What is needed is the run of lines from the one containing "What Bokeh code" through the one containing "from bokeh.resources import INLINE", echoed exactly, with both ends kept and nothing added.

## Provided data
◆ ◆ ◆ ◆
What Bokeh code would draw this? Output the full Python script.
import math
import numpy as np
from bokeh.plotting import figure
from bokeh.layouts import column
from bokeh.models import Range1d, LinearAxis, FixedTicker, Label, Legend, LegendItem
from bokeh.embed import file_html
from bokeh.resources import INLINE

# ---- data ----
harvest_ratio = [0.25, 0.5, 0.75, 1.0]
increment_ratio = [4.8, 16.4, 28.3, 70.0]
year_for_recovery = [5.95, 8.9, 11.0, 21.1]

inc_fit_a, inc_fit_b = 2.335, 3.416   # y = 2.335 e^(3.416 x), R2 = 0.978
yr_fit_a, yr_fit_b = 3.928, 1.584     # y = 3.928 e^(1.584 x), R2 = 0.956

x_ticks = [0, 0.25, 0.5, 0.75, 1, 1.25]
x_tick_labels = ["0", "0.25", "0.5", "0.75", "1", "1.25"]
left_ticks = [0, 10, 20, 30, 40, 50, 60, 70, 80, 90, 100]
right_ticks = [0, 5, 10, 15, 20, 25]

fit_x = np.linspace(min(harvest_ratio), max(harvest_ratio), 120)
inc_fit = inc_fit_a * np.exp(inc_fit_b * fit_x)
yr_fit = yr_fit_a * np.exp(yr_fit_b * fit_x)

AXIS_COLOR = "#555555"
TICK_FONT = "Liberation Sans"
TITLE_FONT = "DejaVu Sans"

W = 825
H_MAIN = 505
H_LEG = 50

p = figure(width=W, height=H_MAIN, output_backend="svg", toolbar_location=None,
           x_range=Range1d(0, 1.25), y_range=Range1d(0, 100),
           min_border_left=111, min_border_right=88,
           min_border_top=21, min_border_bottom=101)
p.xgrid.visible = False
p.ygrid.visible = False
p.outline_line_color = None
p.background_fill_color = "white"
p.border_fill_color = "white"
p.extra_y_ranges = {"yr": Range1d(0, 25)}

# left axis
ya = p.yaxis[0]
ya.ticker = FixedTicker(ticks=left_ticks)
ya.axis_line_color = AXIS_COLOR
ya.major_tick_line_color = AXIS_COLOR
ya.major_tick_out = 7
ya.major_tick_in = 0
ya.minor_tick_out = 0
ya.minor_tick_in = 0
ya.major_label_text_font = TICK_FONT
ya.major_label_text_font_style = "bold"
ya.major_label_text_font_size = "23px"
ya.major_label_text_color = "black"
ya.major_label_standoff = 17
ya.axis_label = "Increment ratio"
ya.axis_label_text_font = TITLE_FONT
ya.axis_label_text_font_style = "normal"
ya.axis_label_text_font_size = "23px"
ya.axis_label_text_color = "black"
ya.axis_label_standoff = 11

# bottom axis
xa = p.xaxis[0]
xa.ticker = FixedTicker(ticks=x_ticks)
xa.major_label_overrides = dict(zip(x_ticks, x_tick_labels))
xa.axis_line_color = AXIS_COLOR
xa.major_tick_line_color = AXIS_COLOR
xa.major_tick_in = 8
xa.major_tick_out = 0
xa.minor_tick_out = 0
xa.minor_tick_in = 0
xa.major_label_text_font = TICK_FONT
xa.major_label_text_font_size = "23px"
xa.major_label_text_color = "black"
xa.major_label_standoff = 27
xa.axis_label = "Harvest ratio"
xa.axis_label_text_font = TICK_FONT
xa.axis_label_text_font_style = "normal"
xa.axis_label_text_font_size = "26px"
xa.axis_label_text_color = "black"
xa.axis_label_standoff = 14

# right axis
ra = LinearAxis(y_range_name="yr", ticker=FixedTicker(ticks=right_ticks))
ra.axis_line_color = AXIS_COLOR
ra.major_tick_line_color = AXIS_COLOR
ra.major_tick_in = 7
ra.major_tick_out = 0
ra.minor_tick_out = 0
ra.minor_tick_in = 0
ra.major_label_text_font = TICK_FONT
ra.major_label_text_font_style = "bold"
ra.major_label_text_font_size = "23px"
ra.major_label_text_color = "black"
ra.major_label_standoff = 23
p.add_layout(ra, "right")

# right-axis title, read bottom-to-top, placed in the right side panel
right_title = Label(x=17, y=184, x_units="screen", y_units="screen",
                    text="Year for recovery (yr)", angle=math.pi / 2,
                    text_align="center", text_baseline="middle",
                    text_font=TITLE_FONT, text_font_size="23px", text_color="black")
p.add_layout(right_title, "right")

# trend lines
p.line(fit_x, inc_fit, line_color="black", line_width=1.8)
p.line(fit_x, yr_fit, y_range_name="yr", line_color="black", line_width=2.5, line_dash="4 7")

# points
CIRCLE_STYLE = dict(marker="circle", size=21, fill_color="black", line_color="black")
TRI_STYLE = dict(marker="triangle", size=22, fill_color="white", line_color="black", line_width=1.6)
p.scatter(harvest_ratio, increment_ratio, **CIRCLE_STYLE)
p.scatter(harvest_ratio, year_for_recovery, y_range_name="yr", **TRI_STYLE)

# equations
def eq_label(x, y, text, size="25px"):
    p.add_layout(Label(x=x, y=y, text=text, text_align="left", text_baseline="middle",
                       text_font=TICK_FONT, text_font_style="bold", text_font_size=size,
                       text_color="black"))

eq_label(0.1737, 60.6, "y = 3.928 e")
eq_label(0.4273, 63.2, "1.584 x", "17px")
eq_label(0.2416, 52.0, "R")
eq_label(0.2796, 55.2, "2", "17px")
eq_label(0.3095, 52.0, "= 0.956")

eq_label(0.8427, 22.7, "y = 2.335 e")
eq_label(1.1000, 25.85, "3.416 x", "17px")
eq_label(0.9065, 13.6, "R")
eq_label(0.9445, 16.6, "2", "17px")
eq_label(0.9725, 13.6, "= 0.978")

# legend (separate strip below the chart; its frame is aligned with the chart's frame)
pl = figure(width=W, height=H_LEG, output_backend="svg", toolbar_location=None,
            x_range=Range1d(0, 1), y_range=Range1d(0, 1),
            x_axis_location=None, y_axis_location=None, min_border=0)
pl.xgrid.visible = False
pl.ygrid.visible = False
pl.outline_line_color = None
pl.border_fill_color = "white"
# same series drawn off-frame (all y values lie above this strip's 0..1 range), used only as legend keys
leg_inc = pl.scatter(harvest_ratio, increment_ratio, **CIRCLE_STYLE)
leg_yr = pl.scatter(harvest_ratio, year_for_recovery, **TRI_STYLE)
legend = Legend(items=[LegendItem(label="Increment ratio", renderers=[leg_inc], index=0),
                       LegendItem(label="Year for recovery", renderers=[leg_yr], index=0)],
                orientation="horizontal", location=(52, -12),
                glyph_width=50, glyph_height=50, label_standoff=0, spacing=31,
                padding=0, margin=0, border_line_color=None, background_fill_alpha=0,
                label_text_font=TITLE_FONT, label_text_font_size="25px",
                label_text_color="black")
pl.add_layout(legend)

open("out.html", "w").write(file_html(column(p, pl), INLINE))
◆ ◆ ◆ ◆
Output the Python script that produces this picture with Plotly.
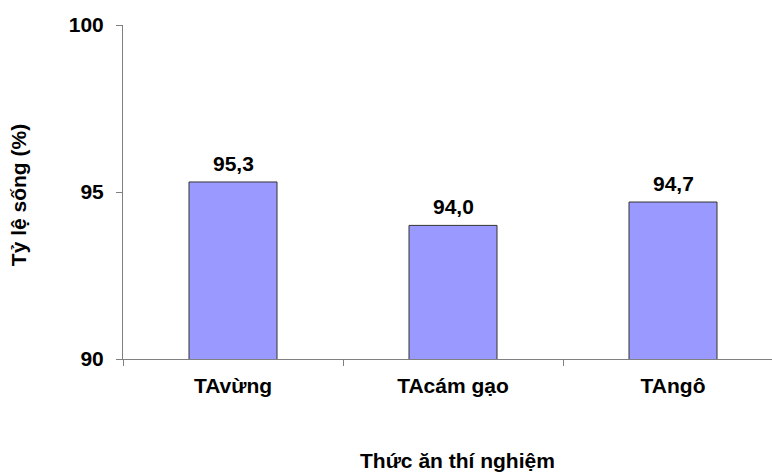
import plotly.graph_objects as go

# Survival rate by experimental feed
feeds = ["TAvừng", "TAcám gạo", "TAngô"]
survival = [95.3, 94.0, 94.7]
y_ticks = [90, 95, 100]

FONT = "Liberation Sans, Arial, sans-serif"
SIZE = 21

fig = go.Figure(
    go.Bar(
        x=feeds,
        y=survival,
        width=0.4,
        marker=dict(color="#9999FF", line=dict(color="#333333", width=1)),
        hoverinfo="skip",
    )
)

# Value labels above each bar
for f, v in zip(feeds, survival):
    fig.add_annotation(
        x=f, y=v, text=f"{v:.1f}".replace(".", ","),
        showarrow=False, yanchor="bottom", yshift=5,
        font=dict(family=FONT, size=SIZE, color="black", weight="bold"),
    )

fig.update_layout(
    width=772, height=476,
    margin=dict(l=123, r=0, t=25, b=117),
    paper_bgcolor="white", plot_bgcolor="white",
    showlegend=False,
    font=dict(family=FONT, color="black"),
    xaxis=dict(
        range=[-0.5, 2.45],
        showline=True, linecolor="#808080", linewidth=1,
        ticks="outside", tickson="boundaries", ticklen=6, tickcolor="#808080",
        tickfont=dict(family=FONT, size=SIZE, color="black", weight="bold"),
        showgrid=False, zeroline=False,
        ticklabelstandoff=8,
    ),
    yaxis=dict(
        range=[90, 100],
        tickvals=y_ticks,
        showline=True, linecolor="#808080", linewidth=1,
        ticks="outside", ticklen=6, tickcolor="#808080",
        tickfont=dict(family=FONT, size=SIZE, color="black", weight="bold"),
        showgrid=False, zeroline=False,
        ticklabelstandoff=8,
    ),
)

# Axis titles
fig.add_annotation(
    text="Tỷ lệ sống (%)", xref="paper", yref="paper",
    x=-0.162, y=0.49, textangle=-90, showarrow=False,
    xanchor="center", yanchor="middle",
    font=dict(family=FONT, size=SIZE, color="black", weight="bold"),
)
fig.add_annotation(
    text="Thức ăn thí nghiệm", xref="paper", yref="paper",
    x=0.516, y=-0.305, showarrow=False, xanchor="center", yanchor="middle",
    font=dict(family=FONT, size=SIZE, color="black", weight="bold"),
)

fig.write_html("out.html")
◆ ◆ ◆ ◆
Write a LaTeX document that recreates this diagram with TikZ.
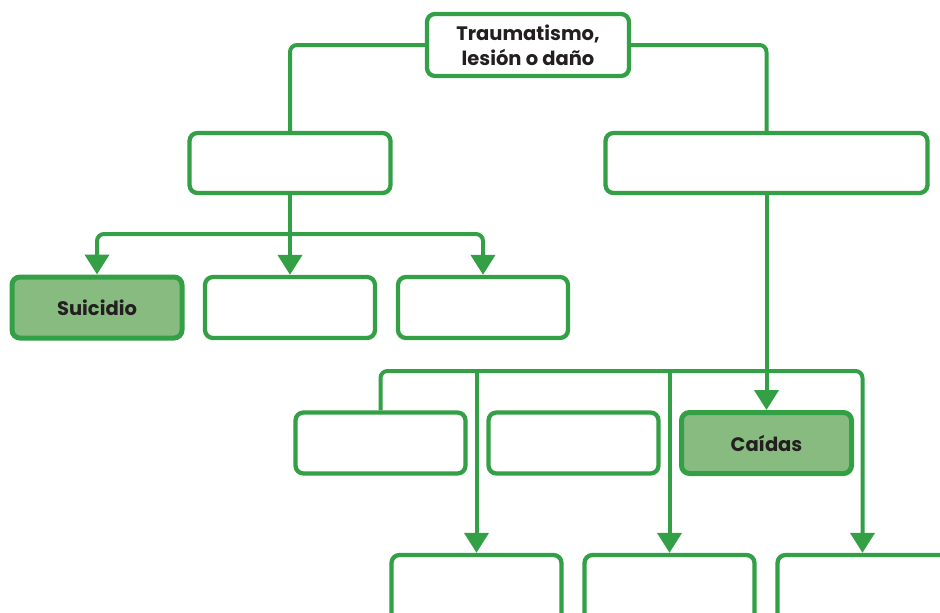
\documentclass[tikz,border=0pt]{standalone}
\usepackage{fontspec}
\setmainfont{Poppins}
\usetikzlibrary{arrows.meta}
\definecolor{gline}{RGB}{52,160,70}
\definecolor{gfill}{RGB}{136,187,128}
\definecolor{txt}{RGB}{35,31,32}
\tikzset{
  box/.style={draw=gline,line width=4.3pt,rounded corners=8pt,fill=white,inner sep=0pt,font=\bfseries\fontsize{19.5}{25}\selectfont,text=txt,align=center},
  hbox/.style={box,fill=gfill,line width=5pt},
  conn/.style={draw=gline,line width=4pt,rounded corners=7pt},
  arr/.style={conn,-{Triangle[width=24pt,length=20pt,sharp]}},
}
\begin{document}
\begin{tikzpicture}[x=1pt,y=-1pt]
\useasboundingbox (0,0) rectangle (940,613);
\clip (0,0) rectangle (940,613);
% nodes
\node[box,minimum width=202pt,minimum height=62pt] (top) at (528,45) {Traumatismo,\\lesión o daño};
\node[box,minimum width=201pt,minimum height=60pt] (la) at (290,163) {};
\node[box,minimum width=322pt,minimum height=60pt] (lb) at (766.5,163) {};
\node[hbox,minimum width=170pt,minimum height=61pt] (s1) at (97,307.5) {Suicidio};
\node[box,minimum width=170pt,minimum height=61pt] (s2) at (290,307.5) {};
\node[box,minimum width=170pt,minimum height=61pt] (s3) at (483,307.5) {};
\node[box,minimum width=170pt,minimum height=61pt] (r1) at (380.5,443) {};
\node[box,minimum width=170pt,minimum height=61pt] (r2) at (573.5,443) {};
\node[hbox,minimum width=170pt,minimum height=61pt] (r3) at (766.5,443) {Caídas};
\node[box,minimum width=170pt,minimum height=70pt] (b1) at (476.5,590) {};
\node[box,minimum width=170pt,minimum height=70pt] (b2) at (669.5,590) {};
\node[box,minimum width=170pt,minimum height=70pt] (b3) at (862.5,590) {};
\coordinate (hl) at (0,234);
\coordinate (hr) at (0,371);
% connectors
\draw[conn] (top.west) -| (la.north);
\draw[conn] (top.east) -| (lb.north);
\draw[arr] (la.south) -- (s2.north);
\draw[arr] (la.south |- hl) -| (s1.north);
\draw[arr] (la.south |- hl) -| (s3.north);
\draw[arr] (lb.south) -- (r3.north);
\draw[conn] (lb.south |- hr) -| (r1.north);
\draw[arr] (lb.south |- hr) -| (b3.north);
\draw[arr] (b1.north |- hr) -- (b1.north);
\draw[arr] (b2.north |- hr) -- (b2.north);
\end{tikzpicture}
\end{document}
◆ ◆ ◆ ◆
## Response to the task
What Bokeh code would draw this? Output the full Python script.
import math
import numpy as np
from bokeh.plotting import figure
from bokeh.layouts import column
from bokeh.models import Range1d, LinearAxis, FixedTicker, Label, Legend, LegendItem
from bokeh.embed import file_html
from bokeh.resources import INLINE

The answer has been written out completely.